Uma das pérolas do mundo corporativo, o "ah, mas aqui, sempre fizemos assim", partiu, sem deixar saudade. Estamos há quase 100 dias fazendo tudo diferente. Acredito que o experimento home office terá como resultado o amadurecimento da força de trabalho. As pessoas estão se dando conta de que são mais capazes, autônomas e independentes no trabalho. Se antes íamos a fábricas ou escritórios porque lá estavam os bens e insumos de produção, não é mais assim. Os fatores de produção agora são portáteis e acessíveis, pelo menos para os espécimes cujo habitat é (era?) o escritório. Poderemos trabalhar para quem desejarmos e de onde quisermos.
Os setores de artigos de luxo, vestuário e viagens perderam 90% de suas receitas. Por outro lado, tudo o que é e-commerce, logística de delivery, saúde e ensino a distância cresceu bastante. Mudanças de perfil de consumo... Startups de tecnologia demitiram de 20% a 50% de seus quadros. Jovens que faziam fila para trabalhar nessas empresas agora estão procurando empregos ´seguros´ em empresas tradicionais. Mudanças de propósito? Famílias estão mudando para o interior. Mudanças de estilo de vida.
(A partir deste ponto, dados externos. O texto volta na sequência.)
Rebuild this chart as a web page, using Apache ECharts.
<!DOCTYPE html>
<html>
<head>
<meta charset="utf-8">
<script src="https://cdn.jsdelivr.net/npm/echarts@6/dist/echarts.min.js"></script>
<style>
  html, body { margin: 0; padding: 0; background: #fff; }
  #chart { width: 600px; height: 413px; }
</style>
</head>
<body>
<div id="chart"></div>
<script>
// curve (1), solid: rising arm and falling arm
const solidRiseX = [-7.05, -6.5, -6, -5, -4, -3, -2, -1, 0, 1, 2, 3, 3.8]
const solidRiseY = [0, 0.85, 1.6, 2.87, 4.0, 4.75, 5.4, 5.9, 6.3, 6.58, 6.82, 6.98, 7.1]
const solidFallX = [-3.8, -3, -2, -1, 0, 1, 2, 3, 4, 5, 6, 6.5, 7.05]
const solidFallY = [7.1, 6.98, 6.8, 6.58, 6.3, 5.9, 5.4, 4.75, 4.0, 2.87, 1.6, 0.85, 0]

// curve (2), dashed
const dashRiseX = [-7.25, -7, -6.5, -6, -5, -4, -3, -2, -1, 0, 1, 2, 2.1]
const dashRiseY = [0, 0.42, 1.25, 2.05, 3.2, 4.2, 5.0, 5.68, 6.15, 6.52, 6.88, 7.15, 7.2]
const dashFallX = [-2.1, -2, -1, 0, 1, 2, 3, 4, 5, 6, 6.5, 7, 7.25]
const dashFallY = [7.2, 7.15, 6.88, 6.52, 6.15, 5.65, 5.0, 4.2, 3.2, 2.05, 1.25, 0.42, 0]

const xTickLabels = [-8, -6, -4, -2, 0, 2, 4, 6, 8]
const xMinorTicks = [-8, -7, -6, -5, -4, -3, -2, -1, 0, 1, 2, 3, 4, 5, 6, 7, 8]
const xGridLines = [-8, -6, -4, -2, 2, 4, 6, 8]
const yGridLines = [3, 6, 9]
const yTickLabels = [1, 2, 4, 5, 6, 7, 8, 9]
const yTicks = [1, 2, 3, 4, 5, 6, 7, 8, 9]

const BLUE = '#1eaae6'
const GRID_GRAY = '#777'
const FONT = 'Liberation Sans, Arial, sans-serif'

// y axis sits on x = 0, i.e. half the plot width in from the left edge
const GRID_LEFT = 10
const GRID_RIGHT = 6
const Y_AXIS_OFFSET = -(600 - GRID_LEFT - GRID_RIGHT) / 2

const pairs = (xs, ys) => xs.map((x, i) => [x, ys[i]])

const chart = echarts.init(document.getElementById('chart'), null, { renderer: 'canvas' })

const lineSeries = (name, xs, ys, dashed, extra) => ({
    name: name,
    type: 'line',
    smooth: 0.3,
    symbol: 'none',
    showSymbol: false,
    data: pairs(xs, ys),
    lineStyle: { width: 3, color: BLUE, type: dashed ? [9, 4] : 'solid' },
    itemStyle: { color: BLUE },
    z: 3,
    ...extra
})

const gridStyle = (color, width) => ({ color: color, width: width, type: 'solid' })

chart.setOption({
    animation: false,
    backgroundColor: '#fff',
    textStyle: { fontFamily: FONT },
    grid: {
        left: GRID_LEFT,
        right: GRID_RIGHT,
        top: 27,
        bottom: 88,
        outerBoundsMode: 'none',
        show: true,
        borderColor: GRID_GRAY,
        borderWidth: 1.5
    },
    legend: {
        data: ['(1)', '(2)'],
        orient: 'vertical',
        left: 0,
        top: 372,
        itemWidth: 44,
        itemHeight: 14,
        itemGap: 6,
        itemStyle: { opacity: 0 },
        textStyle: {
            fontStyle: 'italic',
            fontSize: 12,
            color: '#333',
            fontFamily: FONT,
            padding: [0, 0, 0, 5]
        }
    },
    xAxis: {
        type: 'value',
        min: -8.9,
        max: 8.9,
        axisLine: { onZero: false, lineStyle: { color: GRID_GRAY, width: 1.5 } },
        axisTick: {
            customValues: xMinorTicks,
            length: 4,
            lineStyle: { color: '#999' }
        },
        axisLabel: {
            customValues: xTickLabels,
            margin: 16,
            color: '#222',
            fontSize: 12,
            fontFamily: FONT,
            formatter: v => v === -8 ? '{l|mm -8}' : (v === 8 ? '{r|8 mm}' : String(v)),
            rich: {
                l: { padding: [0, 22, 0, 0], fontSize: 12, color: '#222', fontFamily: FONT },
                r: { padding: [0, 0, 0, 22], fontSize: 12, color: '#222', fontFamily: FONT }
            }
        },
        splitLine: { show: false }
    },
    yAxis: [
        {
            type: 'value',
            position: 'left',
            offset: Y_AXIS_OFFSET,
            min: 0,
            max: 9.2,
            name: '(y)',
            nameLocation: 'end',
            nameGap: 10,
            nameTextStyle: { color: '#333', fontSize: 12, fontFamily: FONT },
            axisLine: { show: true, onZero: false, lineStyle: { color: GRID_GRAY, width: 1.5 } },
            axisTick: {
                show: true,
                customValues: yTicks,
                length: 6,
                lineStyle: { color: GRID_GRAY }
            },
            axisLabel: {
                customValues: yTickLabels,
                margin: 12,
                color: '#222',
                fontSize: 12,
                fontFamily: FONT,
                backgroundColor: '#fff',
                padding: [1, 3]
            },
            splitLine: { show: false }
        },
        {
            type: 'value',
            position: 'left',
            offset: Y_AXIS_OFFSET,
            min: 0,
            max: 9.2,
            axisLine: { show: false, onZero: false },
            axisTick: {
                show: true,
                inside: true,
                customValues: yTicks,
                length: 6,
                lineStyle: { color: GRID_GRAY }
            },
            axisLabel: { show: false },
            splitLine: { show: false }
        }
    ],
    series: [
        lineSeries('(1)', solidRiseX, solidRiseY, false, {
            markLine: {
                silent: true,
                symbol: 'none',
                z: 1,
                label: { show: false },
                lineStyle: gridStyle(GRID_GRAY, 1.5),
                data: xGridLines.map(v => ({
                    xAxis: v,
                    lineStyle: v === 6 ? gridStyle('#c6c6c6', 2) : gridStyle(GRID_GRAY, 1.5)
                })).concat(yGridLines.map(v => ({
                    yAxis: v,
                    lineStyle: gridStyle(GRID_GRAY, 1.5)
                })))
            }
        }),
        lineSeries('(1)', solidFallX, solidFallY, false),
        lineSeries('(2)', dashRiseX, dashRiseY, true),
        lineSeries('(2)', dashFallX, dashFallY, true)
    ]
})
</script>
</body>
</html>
Tudo isso em menos de três meses. Imprevisível, né? Mas esse é o panorama de hoje. Não sei como será o amanhã. Virá o diferente e para sempre cambiante.
As empresas precisarão se reinventar já que a distribuição relativa do PIB buscará um novo ponto de equilíbrio. Mas sabe o quê? Estudos sobre crises anteriores mostram que apenas 15% delas conseguirão colocar em prática o conselho de Churchill. Estamos todos nos preparando para a retomada dos negócios. Queremos voltar a trabalhar. Fazer a roda girar, como sempre fizemos. Mas não vejo uma retomada. Vejo um novo início. O jogo começa de novo, zerado. São condições novas e iguais para todos. O mundo mudou, está mudando, mudará. As consequências dessa crise ainda não são conhecidas. Sabemos como era o mundo. Temos uma ideia incompleta do período de transição que estamos vivendo. Desconhecemos o que está por vir.
Essa readequação ao mercado consumidor exigirá um redesenho das organizações. As estruturas internas precisarão mudar para atender as novas demandas do mercado. O headcount e o talento interno das empresas também será redistribuído. O que fará sentido para o consumidor final? O produto ou serviço mudará? O que a empresa fazia que não é mais relevante? O talento precisará estar em marketing, operações ou design? Quais serão as competências essenciais para o sucesso da empresa? Que tipo de profissional será importante para cada negócio ou empresa? Que competências esses profissionais precisarão demonstrar?
Para enfrentar esses desafios, precisaremos todos ser empreendedores.